Photo: The Canada Site

Pitkwahanapiwiyin, also known as Poundmaker, was born in the Battleford area of Saskatchewan around  1842. His father was a Stoney shaman and his mother Metis. In 1873, he was adopted by Chief Crowfoot of the Blackfoot. He became a head man and spoke at the Treaty 6 negotiations at Fort Carlton, and later when the government failed to honour treaty promises.

The Blackfoot people sold rights to collect firewood, travel through, and even build forts on their territory. Yet for them, like for other first nations peoples, private land ownership made no sense. Given by the creator, the land was meant to be shared.

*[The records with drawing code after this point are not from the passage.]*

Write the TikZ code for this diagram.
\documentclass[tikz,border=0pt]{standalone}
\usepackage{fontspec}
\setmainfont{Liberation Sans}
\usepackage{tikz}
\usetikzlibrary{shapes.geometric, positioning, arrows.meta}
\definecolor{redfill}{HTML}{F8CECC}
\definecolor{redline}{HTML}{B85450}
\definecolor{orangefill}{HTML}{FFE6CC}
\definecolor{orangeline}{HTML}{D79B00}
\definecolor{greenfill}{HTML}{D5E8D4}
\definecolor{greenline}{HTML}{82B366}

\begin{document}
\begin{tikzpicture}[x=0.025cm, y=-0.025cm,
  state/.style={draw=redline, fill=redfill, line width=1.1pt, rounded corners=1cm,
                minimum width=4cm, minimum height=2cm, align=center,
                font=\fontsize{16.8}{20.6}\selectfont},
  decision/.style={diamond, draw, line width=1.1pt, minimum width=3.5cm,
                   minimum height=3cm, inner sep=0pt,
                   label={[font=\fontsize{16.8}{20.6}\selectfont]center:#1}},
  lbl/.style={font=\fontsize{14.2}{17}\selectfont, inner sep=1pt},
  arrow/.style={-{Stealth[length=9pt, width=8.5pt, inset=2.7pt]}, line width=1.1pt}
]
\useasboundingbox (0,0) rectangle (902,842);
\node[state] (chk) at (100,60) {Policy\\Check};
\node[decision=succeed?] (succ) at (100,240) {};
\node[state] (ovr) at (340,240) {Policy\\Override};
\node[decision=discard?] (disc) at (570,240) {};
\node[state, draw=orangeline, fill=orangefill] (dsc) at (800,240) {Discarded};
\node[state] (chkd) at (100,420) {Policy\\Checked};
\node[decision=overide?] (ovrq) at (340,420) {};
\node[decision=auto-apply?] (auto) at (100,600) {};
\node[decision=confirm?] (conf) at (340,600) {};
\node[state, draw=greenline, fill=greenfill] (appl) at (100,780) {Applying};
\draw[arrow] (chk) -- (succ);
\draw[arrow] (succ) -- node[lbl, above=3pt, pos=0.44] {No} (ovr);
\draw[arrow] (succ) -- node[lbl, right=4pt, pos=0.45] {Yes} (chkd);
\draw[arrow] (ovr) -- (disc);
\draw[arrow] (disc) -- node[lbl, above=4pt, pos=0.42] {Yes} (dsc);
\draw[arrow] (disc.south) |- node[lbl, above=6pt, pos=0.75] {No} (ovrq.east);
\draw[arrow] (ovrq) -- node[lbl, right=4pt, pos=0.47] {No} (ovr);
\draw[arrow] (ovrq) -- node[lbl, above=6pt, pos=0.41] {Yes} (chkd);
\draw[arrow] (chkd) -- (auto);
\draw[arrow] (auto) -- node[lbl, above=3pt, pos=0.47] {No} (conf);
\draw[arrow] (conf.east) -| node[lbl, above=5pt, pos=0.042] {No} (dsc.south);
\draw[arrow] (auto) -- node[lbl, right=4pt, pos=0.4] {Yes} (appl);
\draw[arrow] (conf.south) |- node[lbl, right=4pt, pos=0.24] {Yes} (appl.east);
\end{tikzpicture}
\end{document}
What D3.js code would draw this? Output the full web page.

At Cut Knife in 1882, Poundmaker and his band routed the Canadian militia. Yet this chief urged restraint upon his young warriors, and avoided a massacre like that of the Little Big Horn in the Montana territory in 1776.

Right: Painting of Chief Poundmaker by Edmund Morris, 1910, First Peoples of Canada

Poundmaker was one of the chiefs who negotiated Treaty 7 and eventually signed it, along with leaders of the Peigan, Blood, Sarcee and Stoney nations. According to First Peoples treaties, their willingness to make this treaty arose in part out of a sense of trust for the Royal Northwest Mounted Police, who, led by James McLeod, had kicked the American whiskey traders out of southern Alberta. The famine that followed the widespread slaughter of the buffalo and the fencing of the plains for settlers were additional motivators.

Like Big Bear, Chief Poundmaker was put on trial and sentenced after the Riel Rebellion and spent time in prison. He died in 1885 from a lung haemorrhage at age 45.

His name lives on in the Poundmaker Trail, now known as Highway 14.  In Saskatchewan, a Cree first nation and reserve bear his name. A film called The Trial of Poundmaker was made in 2002 by Gil Cardinal and the National Film Board of Canada.